Elle reste une star. Plus de 60 ans exactement après sa disparition, le 14 décembre 1963 à Laxou.

Marie Marvingt, pionnière de l’aviation et championne tout terrain, a donné son nom à des rues, à un stade même, celui du Mans, dans la Sarthe, entre Paris et Rennes. Elle inspire encore les écoles. En février 2025, les Éditions de l’Université de Lorraine ont célébré les 150 ans de sa naissance en rééditant l’ouvrage de sa célèbre biographe américaine Rosalie Maggio. À Nancy, son vieux vélo est conservé précieusement au conseil départemental de Meurthe-et-Moselle. Et on la célèbre à la moindre occasion comme durant cette Saint-Nicolas 2025 où la commune de Malzéville lui a dédié un char

Mais derrière l’icône, une enquête minutieuse menée par un historien de Metz, Matthieu Casali, dans les archives françaises, et publiée en 2025 dans la revue « Annales de l’Est », dévoile une trajectoire plus contrastée, selon lui, que la figure d’exploits « qui nous est toujours présentée ».

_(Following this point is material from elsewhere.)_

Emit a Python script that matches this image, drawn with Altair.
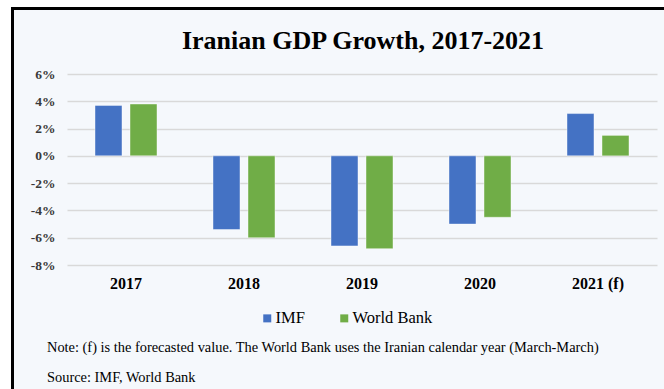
import altair as alt
import pandas as pd

years = ["2017", "2018", "2019", "2020", "2021 (f)"]
imf = [3.7, -5.4, -6.6, -5.0, 3.1]
world_bank = [3.8, -6.0, -6.8, -4.5, 1.5]
sources = ["IMF", "World Bank"]
colors = ["#4472C4", "#70AD47"]
y_ticks = [-8, -6, -4, -2, 0, 2, 4, 6]
title_text = "Iranian GDP Growth, 2017-2021"
note_text = "Note: (f) is the forecasted value. The World Bank uses the Iranian calendar year (March-March)"
source_text = "Source: IMF, World Bank"

rows = []
for i, yr in enumerate(years):
    rows.append({"year": yr, "source": "IMF", "growth": imf[i]})
    rows.append({"year": yr, "source": "World Bank", "growth": world_bank[i]})
df = pd.DataFrame(rows)

SERIF = "Liberation Serif"
one = pd.DataFrame({"a": [0]})

# white strips outside the black frame (left and top)
strip_left = alt.Chart(one).mark_rect(fill="#FFFFFF").encode(
    x=alt.value(-80), x2=alt.value(-56), y=alt.value(-80), y2=alt.value(420))
strip_top = alt.Chart(one).mark_rect(fill="#FFFFFF").encode(
    x=alt.value(-80), x2=alt.value(700), y=alt.value(-80), y2=alt.value(-67))
border = alt.Chart(one).mark_rect(fillOpacity=0, stroke="#000000", strokeWidth=3).encode(
    x=alt.value(-54.5), x2=alt.value(700), y=alt.value(-65.5), y2=alt.value(420))

bars = alt.Chart(df).mark_bar(stroke="#FFFFFF", strokeWidth=0.6, strokeOpacity=0.7).encode(
    x=alt.X("year:N", sort=years, title=None,
            scale=alt.Scale(paddingInner=0, paddingOuter=0),
            axis=alt.Axis(labelAngle=0, labelFont=SERIF, labelFontSize=16,
                          labelFontWeight="bold", labelColor="#000000",
                          domain=False, ticks=False, labelPadding=10, grid=False)),
    xOffset=alt.XOffset("source:N", sort=sources,
                        scale=alt.Scale(paddingInner=0.229, paddingOuter=0.8)),
    y=alt.Y("growth:Q", title=None,
            scale=alt.Scale(domain=[-8, 6], nice=False),
            axis=alt.Axis(values=y_ticks, labelExpr="datum.value + '%'",
                          labelFont=SERIF, labelFontSize=13.5, labelColor="#3A3A3A",
                          labelFontWeight="bold",
                          domain=False, ticks=False, labelPadding=12,
                          grid=True, gridColor="#D9D9D9", gridWidth=1.3)),
    color=alt.Color("source:N", sort=sources,
                    scale=alt.Scale(domain=sources, range=colors),
                    legend=alt.Legend(title=None, orient="none", direction="horizontal",
                                      legendX=192, legendY=236, symbolType="square",
                                      symbolSize=64, symbolStrokeWidth=0,
                                      labelFont=SERIF, labelFontSize=16.5,
                                      labelColor="#000000", columnPadding=31,
                                      labelOffset=0, padding=0)),
)

title = alt.Chart(pd.DataFrame({"t": [title_text]})).mark_text(
    align="center", baseline="middle", font=SERIF, fontSize=26, fontWeight="bold",
    color="#000000"
).encode(text="t:N", x=alt.value(296), y=alt.value(-33))

note = alt.Chart(pd.DataFrame({"t": [note_text]})).mark_text(
    align="left", baseline="middle", font=SERIF, fontSize=14.4, color="#000000"
).encode(text="t:N", x=alt.value(-20), y=alt.value(274))

src = alt.Chart(pd.DataFrame({"t": [source_text]})).mark_text(
    align="left", baseline="middle", font=SERIF, fontSize=14.4, color="#000000"
).encode(text="t:N", x=alt.value(-20), y=alt.value(304))

chart = alt.layer(strip_left, strip_top, border, bars, title, note, src).properties(
    width=590, height=191,
    autosize=alt.AutoSizeParams(type="none"),
    padding={"left": 67, "top": 74, "right": 7, "bottom": 124},
    background="#F5F8FC",
).configure_view(stroke=None)

chart.save("out.html", embed_options={"renderer": "svg", "actions": False})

Faire « de nouvelles recherches »

Née le 14 décembre 1875 à Aurillac, installée à Metz puis à Nancy, Marie Marvingt grandit dans une famille meurtrie par les deuils successifs. Très tôt, elle se forge une volonté farouche à travers le sport. Elle skie, nage, grimpe, pilote… et collectionne les distinctions sportives. L’Académie des sports lui décerne sa grande médaille d’or en 1910. L’année suivante, elle remporte la coupe Fémina d’aviation.

Mais une partie de sa légende — notamment ses exploits militaires — résiste mal à l’analyse, selon Matthieu Casali.

« Le travail accompli par Marcel Cordier , Rosalie Maggio et le Comité international Marie-Marvingt afin de promouvoir la vie et l’œuvre de Marie Marvingt est remarquable. Il est à saluer. Malgré les moyens réduits dont ils disposaient, ces passionnés ont ressorti la fiancée du danger des oubliettes de l’Histoire », indique Matthieu Casali.

Mais il va plus loin : « Toutefois, plus de trente ans après la publication de la biographie de référence, de nouvelles recherches pourraient débuter afin d’écrire une histoire sourcée… »

« Marie Marvingt est une pionnière incontestable des sports et de l’aviation et une affabulatrice. C’est une très belle communicante, qui sort du lot, c’est sûr. Mais on fait face tout de même, au regard des sources, à de beaux mensonges », confie Matthieu Casali à L’Est Républicain.

« Incohérences »

Dans son article, de 25 pages, paru en 2023 mais dont il parle pour la première fois, le Messin donne ses sources : les archives de la Direction de la sûreté générale, dont un fond « dit de Moscou » qui regroupe divers documents saisis par les forces d’occupation nazie à Paris en 1940 ; le centre de documentation du musée de l’Air et de l’Espace ; les archives de la Préfecture de Nancy, entre autres…

Parmi les réserves émises par Matthieu Casali, celle par exemple des activités de Marie Marvingt durant la Grande Guerre.

Selon la légende, Marie Marvingt aurait durant 14-18 assisté comme aide à un chirurgien éminent, participé à deux bombardements aériens de Metz, fait un séjour de près de deux mois dans les tranchées de première ligne et seul le maréchal Foch le savait… Elle aurait servi sous le nom de « Chasseur Beaulieu »… « Soit, affirme l’historien, mais quelles sont les dates qui « permettent de vérifier la réalité de ces faits » ? Matthieu Casali donne des pistes sur cet engagement militaire, mais il y a « des incohérences ».

Durant la Seconde Guerre mondiale, où on la retrouve du côté de la Dordogne, Marie Marvingt a-t-elle participé à la Résistance ? Non, selon le Messin : « La fiancée du danger est absente de la base de données des médaillés de la Résistance. »

L’historien Matthieu Casali veut une « thèse sérieuse » pour « démêler le vrai du faux » concernant ce personnage incontournable.